• **PROBLEM DESCRIPTION**
Retype, with no alterations, every line between the one containing "Emit a LaTeX" and the one containing "cn, fill=boxblue, minimum", counting both of those lines too. Pictures are to be left out.

========================================================================

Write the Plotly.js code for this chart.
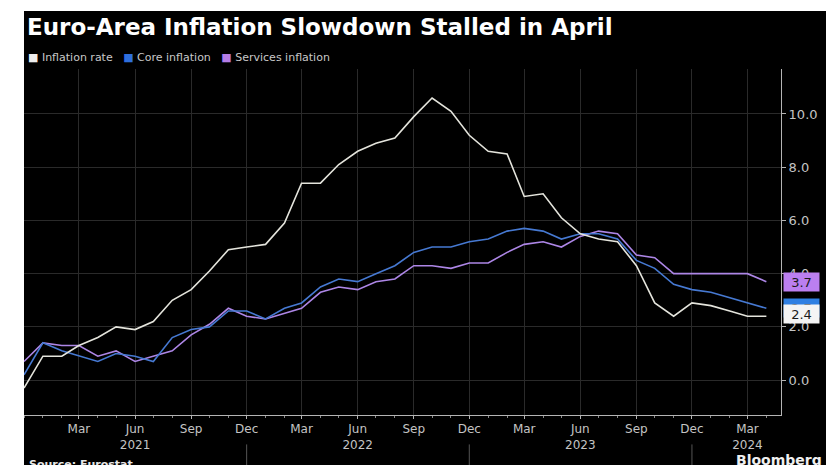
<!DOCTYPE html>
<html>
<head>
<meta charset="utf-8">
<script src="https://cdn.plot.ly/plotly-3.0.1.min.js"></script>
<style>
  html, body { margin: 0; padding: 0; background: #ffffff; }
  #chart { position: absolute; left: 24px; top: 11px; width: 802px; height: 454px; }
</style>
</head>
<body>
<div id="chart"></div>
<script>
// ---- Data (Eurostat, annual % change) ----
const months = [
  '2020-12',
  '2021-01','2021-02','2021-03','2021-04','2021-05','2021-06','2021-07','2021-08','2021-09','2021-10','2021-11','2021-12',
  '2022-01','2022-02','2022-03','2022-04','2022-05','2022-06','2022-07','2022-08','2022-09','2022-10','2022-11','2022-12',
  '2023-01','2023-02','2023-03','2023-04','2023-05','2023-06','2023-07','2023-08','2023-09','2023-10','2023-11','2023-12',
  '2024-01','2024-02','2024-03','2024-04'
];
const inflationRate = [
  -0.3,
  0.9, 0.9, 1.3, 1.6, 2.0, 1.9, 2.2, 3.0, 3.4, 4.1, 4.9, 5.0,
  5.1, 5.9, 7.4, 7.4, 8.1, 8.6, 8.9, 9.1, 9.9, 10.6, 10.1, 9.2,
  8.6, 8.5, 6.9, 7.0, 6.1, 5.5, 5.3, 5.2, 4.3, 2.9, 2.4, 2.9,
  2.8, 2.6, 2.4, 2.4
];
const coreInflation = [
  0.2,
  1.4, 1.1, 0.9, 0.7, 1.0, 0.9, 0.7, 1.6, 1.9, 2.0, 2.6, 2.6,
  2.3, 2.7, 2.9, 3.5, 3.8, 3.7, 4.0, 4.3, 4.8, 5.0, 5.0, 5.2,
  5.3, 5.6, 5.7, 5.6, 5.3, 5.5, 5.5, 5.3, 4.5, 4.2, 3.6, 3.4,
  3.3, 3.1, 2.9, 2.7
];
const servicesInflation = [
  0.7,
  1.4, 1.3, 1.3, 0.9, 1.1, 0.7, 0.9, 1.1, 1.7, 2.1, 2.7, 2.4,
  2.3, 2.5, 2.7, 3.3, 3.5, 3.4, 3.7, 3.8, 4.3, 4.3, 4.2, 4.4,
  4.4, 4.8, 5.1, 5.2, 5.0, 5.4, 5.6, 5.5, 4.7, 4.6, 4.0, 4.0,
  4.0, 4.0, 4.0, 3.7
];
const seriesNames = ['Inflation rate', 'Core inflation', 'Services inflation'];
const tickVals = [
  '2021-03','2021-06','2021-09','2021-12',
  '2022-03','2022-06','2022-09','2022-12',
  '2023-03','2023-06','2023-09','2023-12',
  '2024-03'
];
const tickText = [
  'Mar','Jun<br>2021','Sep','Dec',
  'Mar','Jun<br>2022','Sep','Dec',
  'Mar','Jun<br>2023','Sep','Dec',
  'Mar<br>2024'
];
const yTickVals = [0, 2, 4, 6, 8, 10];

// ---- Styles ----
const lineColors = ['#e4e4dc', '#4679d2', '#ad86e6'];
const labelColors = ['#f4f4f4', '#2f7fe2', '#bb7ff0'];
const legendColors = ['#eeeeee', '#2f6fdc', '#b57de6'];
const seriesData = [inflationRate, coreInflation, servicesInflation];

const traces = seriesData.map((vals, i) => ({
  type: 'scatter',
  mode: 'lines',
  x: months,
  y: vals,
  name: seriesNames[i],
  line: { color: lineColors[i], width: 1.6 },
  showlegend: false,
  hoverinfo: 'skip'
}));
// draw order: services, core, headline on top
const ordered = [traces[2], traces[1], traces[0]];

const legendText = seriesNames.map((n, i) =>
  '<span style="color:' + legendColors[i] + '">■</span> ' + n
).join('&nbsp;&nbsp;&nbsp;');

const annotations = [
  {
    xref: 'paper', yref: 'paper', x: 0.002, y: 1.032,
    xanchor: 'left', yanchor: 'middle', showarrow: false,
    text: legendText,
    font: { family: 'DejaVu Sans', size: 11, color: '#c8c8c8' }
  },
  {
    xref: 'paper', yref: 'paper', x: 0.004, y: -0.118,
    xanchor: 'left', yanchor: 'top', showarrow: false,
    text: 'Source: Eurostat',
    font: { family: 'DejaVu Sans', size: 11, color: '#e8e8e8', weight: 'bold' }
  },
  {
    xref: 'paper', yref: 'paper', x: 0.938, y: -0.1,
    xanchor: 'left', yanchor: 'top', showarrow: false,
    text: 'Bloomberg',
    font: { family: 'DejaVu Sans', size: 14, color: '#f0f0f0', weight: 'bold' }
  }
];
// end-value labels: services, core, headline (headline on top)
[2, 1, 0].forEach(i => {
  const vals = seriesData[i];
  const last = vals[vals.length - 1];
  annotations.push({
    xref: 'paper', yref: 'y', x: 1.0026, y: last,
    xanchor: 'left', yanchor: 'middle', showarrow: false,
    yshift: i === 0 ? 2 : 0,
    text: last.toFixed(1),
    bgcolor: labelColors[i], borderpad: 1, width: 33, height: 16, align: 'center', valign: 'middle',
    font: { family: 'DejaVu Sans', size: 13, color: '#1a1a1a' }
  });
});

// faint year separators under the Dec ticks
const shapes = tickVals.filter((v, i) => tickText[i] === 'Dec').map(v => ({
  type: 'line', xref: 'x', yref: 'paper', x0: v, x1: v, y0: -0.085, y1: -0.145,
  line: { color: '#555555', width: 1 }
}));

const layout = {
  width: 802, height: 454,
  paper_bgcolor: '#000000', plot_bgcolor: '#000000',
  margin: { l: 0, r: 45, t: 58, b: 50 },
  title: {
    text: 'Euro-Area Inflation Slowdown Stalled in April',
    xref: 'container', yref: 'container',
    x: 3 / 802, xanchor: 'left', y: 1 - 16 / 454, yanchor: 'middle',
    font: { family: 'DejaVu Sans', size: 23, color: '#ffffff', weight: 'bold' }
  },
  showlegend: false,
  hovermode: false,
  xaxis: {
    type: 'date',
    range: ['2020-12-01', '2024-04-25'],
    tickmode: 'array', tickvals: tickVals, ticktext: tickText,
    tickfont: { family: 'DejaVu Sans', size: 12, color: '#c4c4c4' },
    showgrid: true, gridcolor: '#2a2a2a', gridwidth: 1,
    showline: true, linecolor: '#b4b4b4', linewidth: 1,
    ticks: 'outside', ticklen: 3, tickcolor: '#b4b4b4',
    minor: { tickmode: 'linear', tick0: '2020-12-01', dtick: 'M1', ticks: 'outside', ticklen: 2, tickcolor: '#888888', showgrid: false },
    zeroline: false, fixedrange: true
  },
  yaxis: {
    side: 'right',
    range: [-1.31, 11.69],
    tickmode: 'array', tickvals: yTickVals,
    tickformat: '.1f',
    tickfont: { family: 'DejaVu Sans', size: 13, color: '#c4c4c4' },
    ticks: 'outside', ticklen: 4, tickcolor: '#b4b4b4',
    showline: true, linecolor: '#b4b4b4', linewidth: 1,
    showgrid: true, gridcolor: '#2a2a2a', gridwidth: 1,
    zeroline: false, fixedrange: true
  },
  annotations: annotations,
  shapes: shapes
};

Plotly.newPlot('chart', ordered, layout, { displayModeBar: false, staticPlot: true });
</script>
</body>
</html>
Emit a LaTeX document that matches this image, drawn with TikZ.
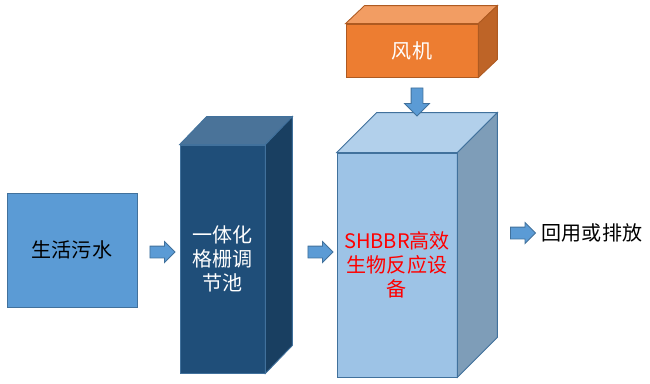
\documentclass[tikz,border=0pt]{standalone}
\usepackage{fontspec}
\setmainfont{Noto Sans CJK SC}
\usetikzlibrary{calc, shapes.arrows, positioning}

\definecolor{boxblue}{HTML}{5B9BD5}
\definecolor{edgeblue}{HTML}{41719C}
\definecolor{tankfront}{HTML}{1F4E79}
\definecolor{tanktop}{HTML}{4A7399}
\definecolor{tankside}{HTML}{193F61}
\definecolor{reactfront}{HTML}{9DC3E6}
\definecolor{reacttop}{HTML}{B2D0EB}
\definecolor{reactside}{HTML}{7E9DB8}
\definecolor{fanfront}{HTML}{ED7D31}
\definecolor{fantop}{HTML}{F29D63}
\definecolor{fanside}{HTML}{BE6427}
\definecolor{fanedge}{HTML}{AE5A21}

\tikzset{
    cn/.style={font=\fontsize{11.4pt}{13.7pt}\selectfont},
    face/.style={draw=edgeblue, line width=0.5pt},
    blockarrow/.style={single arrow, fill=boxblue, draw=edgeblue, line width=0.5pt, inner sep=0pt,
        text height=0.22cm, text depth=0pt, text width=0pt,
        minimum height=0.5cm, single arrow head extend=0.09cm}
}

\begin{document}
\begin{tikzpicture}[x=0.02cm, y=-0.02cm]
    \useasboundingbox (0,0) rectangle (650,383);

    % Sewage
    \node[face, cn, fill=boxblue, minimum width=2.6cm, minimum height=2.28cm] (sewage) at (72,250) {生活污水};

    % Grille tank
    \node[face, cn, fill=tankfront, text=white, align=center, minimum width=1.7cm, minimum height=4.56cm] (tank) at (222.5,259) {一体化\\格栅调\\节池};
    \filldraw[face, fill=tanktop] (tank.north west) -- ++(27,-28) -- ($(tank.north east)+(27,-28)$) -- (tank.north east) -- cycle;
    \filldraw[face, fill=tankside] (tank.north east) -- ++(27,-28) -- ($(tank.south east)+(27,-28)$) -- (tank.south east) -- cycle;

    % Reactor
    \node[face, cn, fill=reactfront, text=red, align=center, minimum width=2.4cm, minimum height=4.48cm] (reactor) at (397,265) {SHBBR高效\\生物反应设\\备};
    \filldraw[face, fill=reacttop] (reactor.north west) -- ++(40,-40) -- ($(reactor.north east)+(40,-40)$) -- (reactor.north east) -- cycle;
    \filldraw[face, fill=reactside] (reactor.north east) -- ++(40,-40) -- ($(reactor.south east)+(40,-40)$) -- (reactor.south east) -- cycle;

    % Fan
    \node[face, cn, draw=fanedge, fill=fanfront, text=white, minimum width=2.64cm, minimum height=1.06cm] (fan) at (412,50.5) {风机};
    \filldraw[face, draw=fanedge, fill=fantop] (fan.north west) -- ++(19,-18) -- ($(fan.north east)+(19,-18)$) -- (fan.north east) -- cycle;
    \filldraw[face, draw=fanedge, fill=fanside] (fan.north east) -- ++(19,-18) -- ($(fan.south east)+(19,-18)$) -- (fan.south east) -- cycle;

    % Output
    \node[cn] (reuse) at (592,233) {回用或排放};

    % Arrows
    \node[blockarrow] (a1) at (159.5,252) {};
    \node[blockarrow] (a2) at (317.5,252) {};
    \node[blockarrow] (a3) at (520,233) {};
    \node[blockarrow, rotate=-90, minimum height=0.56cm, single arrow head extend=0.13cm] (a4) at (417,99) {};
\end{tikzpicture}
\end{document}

========================================================================

• **SOLUTION**
Emit a LaTeX document that matches this image, drawn with TikZ.
\documentclass[tikz,border=0pt]{standalone}
\usepackage{fontspec}
\setmainfont{Noto Sans CJK SC}
\usetikzlibrary{calc, shapes.arrows, positioning}

\definecolor{boxblue}{HTML}{5B9BD5}
\definecolor{edgeblue}{HTML}{41719C}
\definecolor{tankfront}{HTML}{1F4E79}
\definecolor{tanktop}{HTML}{4A7399}
\definecolor{tankside}{HTML}{193F61}
\definecolor{reactfront}{HTML}{9DC3E6}
\definecolor{reacttop}{HTML}{B2D0EB}
\definecolor{reactside}{HTML}{7E9DB8}
\definecolor{fanfront}{HTML}{ED7D31}
\definecolor{fantop}{HTML}{F29D63}
\definecolor{fanside}{HTML}{BE6427}
\definecolor{fanedge}{HTML}{AE5A21}

\tikzset{
    cn/.style={font=\fontsize{11.4pt}{13.7pt}\selectfont},
    face/.style={draw=edgeblue, line width=0.5pt},
    blockarrow/.style={single arrow, fill=boxblue, draw=edgeblue, line width=0.5pt, inner sep=0pt,
        text height=0.22cm, text depth=0pt, text width=0pt,
        minimum height=0.5cm, single arrow head extend=0.09cm}
}

\begin{document}
\begin{tikzpicture}[x=0.02cm, y=-0.02cm]
    \useasboundingbox (0,0) rectangle (650,383);

    % Sewage
    \node[face, cn, fill=boxblue, minimum width=2.6cm, minimum height=2.28cm] (sewage) at (72,250) {生活污水};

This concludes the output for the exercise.